Wait a minute, clueless readers gasp, what is a podcast? It’s a digital recording of a radio broadcast that can be uploaded on the Internet where iPod folks can capture it and listen whenever they please as they cruise around with those things in their ear. You can also stay still and listen to a podcast via your computer, once you’ve installed an application like MP3, iTunes or Winamp. As Cochrane puts it: “I can just sit here and feed my brain.”

As hobbyists with a passion, many Hawaii podcasters are dedicated to spreading the aloha spirit to the world via music, news reports and just plain talk about the Islands. The music angle is extremely popular, earning top ratings for local podcasters like Trey Terada (doctortrey.com) and Vern Brown (808Talk.com).

David Nickles records a class students will listen to on their iPods
David Nickles records a class students will listen to
on their iPods

Terada, who operates a music studio in Kaneohe, has seen doctortrey.com soar to the top of the list at Podcast Alley, via controlled e-mail voting by listeners. He plays and discusses notable local music that’s not getting radio play here, and brings in guest talkers on a wide range of island issues. He’s produced two dozen shows so far - all neatly publicized, summarized and archived - with co-host and producer Jenn “JRoQ” Wright (of Kanalo) and hosts Mailani Makainai (of Keahiwai) and Tiki Suan (of Milo Shade).

“We’re trying to find new ways to reach out to the music industry,” Terada says. “Trying to create new energy.” The high listener rating on Podcast Alley (‘the hot spot for podcasters,‘Terada calls it) and similar websites show that the formula must be working. “The past couple of months we’ve been No. 1 out of 13,000 listed. The response has been tremendous.”

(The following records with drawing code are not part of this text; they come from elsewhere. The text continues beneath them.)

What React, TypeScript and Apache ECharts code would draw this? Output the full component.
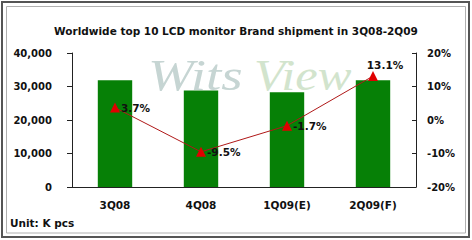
import React, { useEffect, useRef } from "react";
import * as echarts from "echarts";

const categories = ["3Q08", "4Q08", "1Q09(E)", "2Q09(F)"];
const shipments = [31900, 28800, 28300, 31900];
const growth = [3.7, -9.5, -1.7, 13.1];
const leftTicks = { min: 0, max: 40000, interval: 10000 };
const rightTicks = { min: -20, max: 20, interval: 10 };
const titleText = "Worldwide top 10 LCD monitor Brand shipment in 3Q08-2Q09";
const unitText = "Unit: K pcs";
const watermarkParts = ["Wits", "View"];

export default function App() {
  const ref = useRef<HTMLDivElement>(null);
  useEffect(() => {
    if (!ref.current) return;
    const chart = echarts.init(ref.current, null, { renderer: "svg" });
    const font = "DejaVu Sans";
    const wmStyle = (text: string, fill: string) => ({
      text,
      fontFamily: "Liberation Serif",
      fontStyle: "italic",
      fontSize: 44,
      fill,
      shadowColor: "rgba(140,160,150,0.45)",
      shadowBlur: 2,
      shadowOffsetX: 1,
      shadowOffsetY: 1,
    });
    chart.setOption({
      animation: false,
      backgroundColor: "#ffffff",
      title: {
        text: titleText,
        left: "center",
        top: 20,
        textStyle: { fontFamily: font, fontSize: 10.5, fontWeight: "bold", color: "#111" },
      },
      grid: { left: 72, right: 56, top: 53, bottom: 53 },
      graphic: [
        {
          type: "rect",
          z: -10,
          shape: { x: 2, y: 2, width: 467, height: 235 },
          style: { fill: "none", stroke: "#555", lineWidth: 2 },
          silent: true,
        },
        {
          type: "rect",
          z: -10,
          shape: { x: 6.5, y: 6.5, width: 459, height: 226.5 },
          style: { fill: "none", stroke: "#b0b0b0", lineWidth: 1 },
          silent: true,
        },
        {
          type: "text",
          z: -5,
          x: 148,
          y: 53,
          scaleX: 1.25,
          style: wmStyle(watermarkParts[0], "#c6d5d3"),
          silent: true,
        },
        {
          type: "text",
          z: -5,
          x: 254,
          y: 53,
          scaleX: 1.15,
          style: wmStyle(watermarkParts[1], "#d2e4cd"),
          silent: true,
        },
        {
          type: "text",
          x: 10,
          y: 217,
          style: { text: unitText, font: "bold 10.5px 'DejaVu Sans'", fill: "#111" },
        },
      ],
      xAxis: {
        type: "category",
        data: categories,
        axisLine: { lineStyle: { color: "#222", width: 1 } },
        axisTick: { inside: true, length: 4, lineStyle: { color: "#222" } },
        axisLabel: { fontFamily: font, fontSize: 10.5, fontWeight: "bold", color: "#111", margin: 12 },
      },
      yAxis: [
        {
          type: "value",
          ...leftTicks,
          splitLine: { show: false },
          axisLine: { show: true, lineStyle: { color: "#222" } },
          axisTick: { show: true, length: 5, lineStyle: { color: "#222" } },
          axisLabel: {
            fontFamily: font,
            fontSize: 10,
            fontWeight: "bold",
            color: "#111",
            margin: 20,
            formatter: (v: number) => v.toLocaleString("en-US"),
          },
        },
        {
          type: "value",
          ...rightTicks,
          position: "right",
          splitLine: { show: false },
          axisLine: { show: true, lineStyle: { color: "#222" } },
          axisTick: { show: true, inside: true, length: 4, lineStyle: { color: "#222" } },
          axisLabel: {
            fontFamily: font,
            fontSize: 10,
            fontWeight: "bold",
            color: "#111",
            margin: 11,
            formatter: "{value}%",
          },
        },
      ],
      series: [
        {
          type: "bar",
          data: shipments,
          yAxisIndex: 0,
          barCategoryGap: "60%",
          itemStyle: { color: "#068006" },
          z: 2,
        },
        {
          type: "line",
          yAxisIndex: 1,
          z: 3,
          data: growth.map((v, i) =>
            i === growth.length - 1
              ? { value: v, label: { position: "top", offset: [12, 0] } }
              : v
          ),
          symbol: "triangle",
          symbolSize: 10,
          lineStyle: { color: "#b01818", width: 1 },
          itemStyle: { color: "#e00000" },
          label: {
            show: true,
            position: "right",
            distance: 1,
            fontFamily: font,
            fontSize: 10.5,
            fontWeight: "bold",
            color: "#111",
            formatter: (p: any) => `${p.value}%`,
          },
        },
      ],
    });
    return () => chart.dispose();
  }, []);
  return (
    <div
      ref={ref}
      style={{ position: "fixed", left: 0, top: 0, width: 472, height: 240 }}
    />
  );
}
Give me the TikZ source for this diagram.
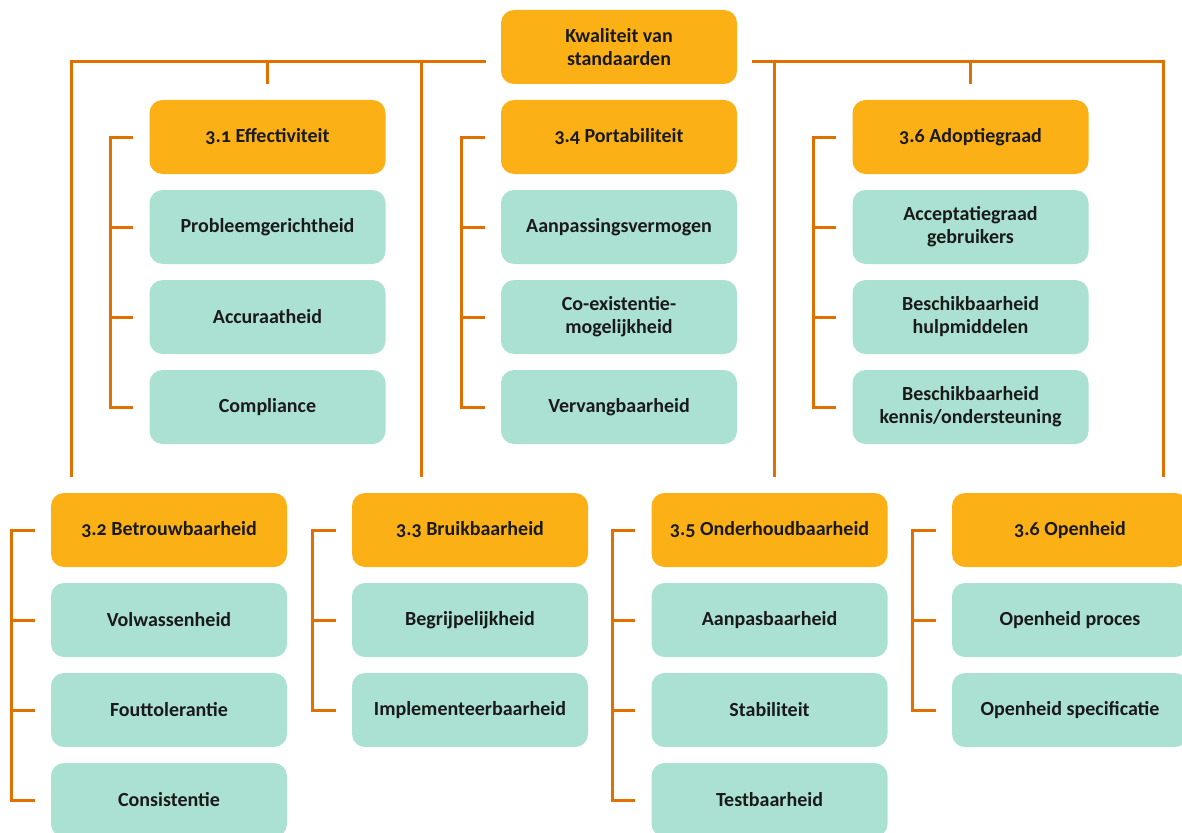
\documentclass[tikz,border=0pt]{standalone}
\usepackage{fontspec}
\setmainfont{Carlito}[Numbers=OldStyle]
\usetikzlibrary{calc}
\definecolor{lineor}{HTML}{E17000}
\definecolor{boxor}{HTML}{FBB116}
\definecolor{boxmint}{HTML}{ABE1D2}
\definecolor{txt}{HTML}{1A1A1A}
\begin{document}
\begin{tikzpicture}[x=1pt,y=-1pt,
  box/.style={rounded corners=13pt, minimum width=236pt, minimum height=74pt, align=center, inner sep=0pt, text=txt, font=\bfseries\fontsize{20}{23}\selectfont},
  head/.style={box, fill=boxor},
  item/.style={box, fill=boxmint},
  conn/.style={draw=lineor, line width=3pt}]
\clip (0,0) rectangle (1182,832);
\node[head] (top) at (619,47) {Kwaliteit van\\standaarden};
% group A
\node[head] (a0) at (267.5,137) {3.1 Effectiviteit};
\node[item] (a1) at (267.5,227) {Probleemgerichtheid};
\node[item] (a2) at (267.5,317) {Accuraatheid};
\node[item] (a3) at (267.5,407) {Compliance};
% group B
\node[head] (b0) at (619,137) {3.4 Portabiliteit};
\node[item] (b1) at (619,227) {Aanpassingsvermogen};
\node[item] (b2) at (619,317) {Co-existentie-\\mogelijkheid};
\node[item] (b3) at (619,407) {Vervangbaarheid};
% group C
\node[head] (c0) at (970.5,137) {3.6 Adoptiegraad};
\node[item] (c1) at (970.5,227) {Acceptatiegraad\\gebruikers};
\node[item] (c2) at (970.5,317) {Beschikbaarheid\\hulpmiddelen};
\node[item] (c3) at (970.5,407) {Beschikbaarheid\\kennis/ondersteuning};
% group D
\node[head] (d0) at (169,530) {3.2 Betrouwbaarheid};
\node[item] (d1) at (169,620) {Volwassenheid};
\node[item] (d2) at (169,710) {Fouttolerantie};
\node[item] (d3) at (169,800) {Consistentie};
% group E
\node[head] (e0) at (470,530) {3.3 Bruikbaarheid};
\node[item] (e1) at (470,620) {Begrijpelijkheid};
\node[item] (e2) at (470,710) {Implementeerbaarheid};
% group F
\node[head] (f0) at (769.5,530) {3.5 Onderhoudbaarheid};
\node[item] (f1) at (769.5,620) {Aanpasbaarheid};
\node[item] (f2) at (769.5,710) {Stabiliteit};
\node[item] (f3) at (769.5,800) {Testbaarheid};
% group G
\node[head] (g0) at (1070,530) {3.6 Openheid};
\node[item] (g1) at (1070,620) {Openheid proces};
\node[item] (g2) at (1070,710) {Openheid specificatie};
% top connectors
\coordinate (tl) at ($(top.west)+(-15,15)$);
\coordinate (tr) at ($(top.east)+(15,15)$);
\coordinate (dD) at ($(d0.north west)+(21,-16)$);
\coordinate (dE) at ($(e0.north west)+(70,-16)$);
\coordinate (dF) at ($(f0.north)+(4.5,-16)$);
\coordinate (dG) at ($(g0.north west)+(212,-16)$);
\coordinate (dA) at ($(a0.north)+(0,-16)$);
\coordinate (dC) at ($(c0.north)+(0,-16)$);
\draw[conn] (tl) -| (dD);
\draw[conn] (tl) -| (dE);
\draw[conn] (dA) -- (dA |- tl);
\draw[conn] (tr) -| (dG);
\draw[conn] (tr) -| (dF);
\draw[conn] (dC) -- (dC |- tr);
% brackets
\foreach \g/\n in {a/3,b/3,c/3,d/3,e/2,f/3,g/2}{
  \draw[conn] ([xshift=-16pt]\g0.west) -- ++(-23,0) |- ([xshift=-16pt]\g\n.west);
  \foreach \i in {1,...,\n}{\draw[conn] ([xshift=-16pt]\g\i.west) -- ++(-23,0);}
}
\end{tikzpicture}
\end{document}
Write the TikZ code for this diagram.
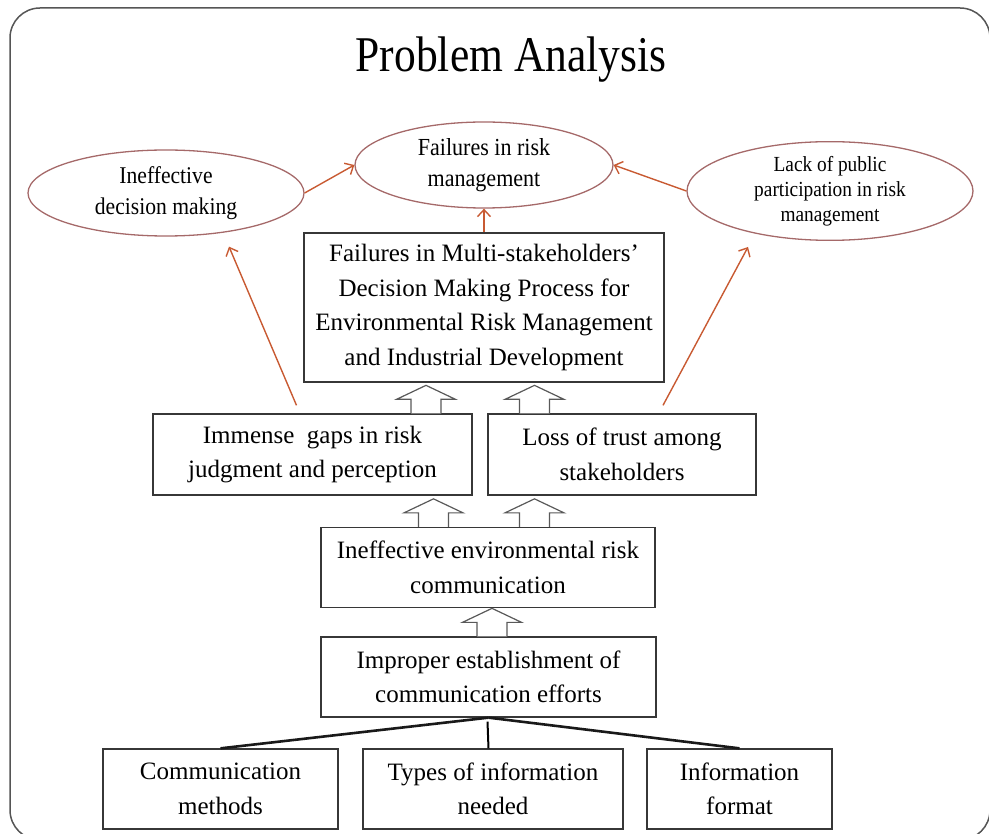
\documentclass[tikz,border=0pt]{standalone}
\usepackage{fontspec}
\setmainfont{Liberation Serif}
\newfontfamily\narrowfont[FakeStretch=0.9]{Liberation Serif}
\newfontfamily\titlefont[FakeStretch=0.87]{Liberation Serif}
\usetikzlibrary{arrows.meta,calc,shapes.geometric}

\definecolor{linkred}{RGB}{200,90,50}
\definecolor{ovalline}{RGB}{165,105,105}
\definecolor{boxline}{RGB}{55,55,55}
\definecolor{frameline}{RGB}{85,85,85}

% hollow up arrow, #1 = foot of the shaft
\newcommand{\hollowup}[1]{%
  \draw[hollow] (#1) ++(-15,0) -- ++(0,-14) -- ++(-14.5,0) -- ++(29.5,-14)
    -- ++(29.5,14) -- ++(-14.5,0) -- ++(0,14);}

\begin{document}
\begin{tikzpicture}[x=1pt, y=-1pt,
    causebox/.style={draw=boxline, line width=1.3pt, align=center, inner sep=0pt,
      font=\fontsize{25}{34.5}\selectfont},
    oval/.style={draw=ovalline, line width=1.3pt, ellipse, align=center, inner sep=0pt},
    hollow/.style={draw=black!65, line width=1.2pt, fill=white},
    link/.style={draw=linkred, line width=1.4pt, -{Straight Barb[length=7pt,width=13pt]}},
    branch/.style={draw=black!90, line width=2.6pt}]
  \useasboundingbox (0,0) rectangle (989,834);
  \draw[frameline, line width=1.5pt, rounded corners=30] (10,8) rectangle (990,840);

  \node[font=\titlefont\fontsize{50}{50}\selectfont] (title) at (511,60) {Problem Analysis};

  % consequences
  \node[oval, minimum width=276, minimum height=86,
    font=\narrowfont\fontsize{24}{31.5}\selectfont] (dec) at (166,193)
    {Ineffective\\decision making};
  \node[oval, minimum width=258, minimum height=86,
    font=\narrowfont\fontsize{24.5}{31}\selectfont] (fail) at (484,165)
    {Failures in risk\\management};
  \node[oval, minimum width=286, minimum height=98,
    font=\narrowfont\fontsize{21.5}{25}\selectfont] (lack) at (830,191)
    {Lack of public\\participation in risk\\management};

  % boxes
  \node[causebox, minimum width=360, minimum height=149] (multi) at (484,307.5)
    {Failures in Multi-stakeholders’\\Decision Making Process for\\Environmental Risk Management\\and Industrial Development};
  \node[causebox, minimum width=319, minimum height=81] (gaps) at (312.5,454.5)
    {Immense~ gaps in risk\\judgment and perception};
  \node[causebox, minimum width=268, minimum height=81] (trust) at (622,454.5)
    {Loss of trust among\\stakeholders};
  \node[causebox, minimum width=334, minimum height=80] (comm) at (488,567.5)
    {Ineffective environmental risk\\communication};
  \node[causebox, minimum width=335, minimum height=80] (effort) at (488.5,677)
    {Improper establishment of\\communication efforts};
  \node[causebox, minimum width=235, minimum height=80] (method) at (220.5,789)
    {Communication\\methods};
  \node[causebox, minimum width=260, minimum height=80] (types) at (493,789)
    {Types of information\\needed};
  \node[causebox, minimum width=185, minimum height=80] (format) at (739.5,789)
    {Information\\format};

  % red links
  \draw[link] (dec.east) -- (fail.west);
  \draw[link] (lack.west) -- (fail.east);
  \draw[link] (multi.north) -- (fail.south);
  \draw[link] ($(gaps.north)+(-16,-8)$) -- ($(dec.south)+(63,10)$);
  \draw[link] ($(trust.north)+(41,-8)$) -- ($(lack.south)+(-82,6)$);

  % hollow arrows
  \hollowup{$(gaps.north)+(113.5,0)$}
  \hollowup{$(trust.north)+(-87.5,0)$}
  \hollowup{$(comm.north)+(-54.5,0)$}
  \hollowup{$(comm.north)+(46.5,0)$}
  \hollowup{$(effort.north)+(3.5,0)$}

  % branches
  \draw[branch] (effort.south) -- (method.north);
  \draw[branch] (effort.south) -- (format.north);
  \draw[line width=2pt] ($(effort.south)+(-1,4)$) -- (types.north -| effort.south);
\end{tikzpicture}
\end{document}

Brown’s 808Talk is right up there with Terada’s show, and he can put out a show a week, no matter where he is. On recent visits to Japan and Kauai, he did shows from his hotel room with his microphone and laptop computer. “Three or four hours after recording, I’m posting show notes on the website,” explains Brown, another active Navy man who deals with special warfare weapons in his day job. “I don’t have a studio like Trey. I’m a computer guy and teach myself. I don’t have the fancy stuff.”

But he can sure talk. Listeners, many of them Mainland fans or ex-pats, rely on “808Rider” for the latest on floods, recipes, luaus, cancelled U-2 gigs, Elvis stories, Guy Cruz songs and much more.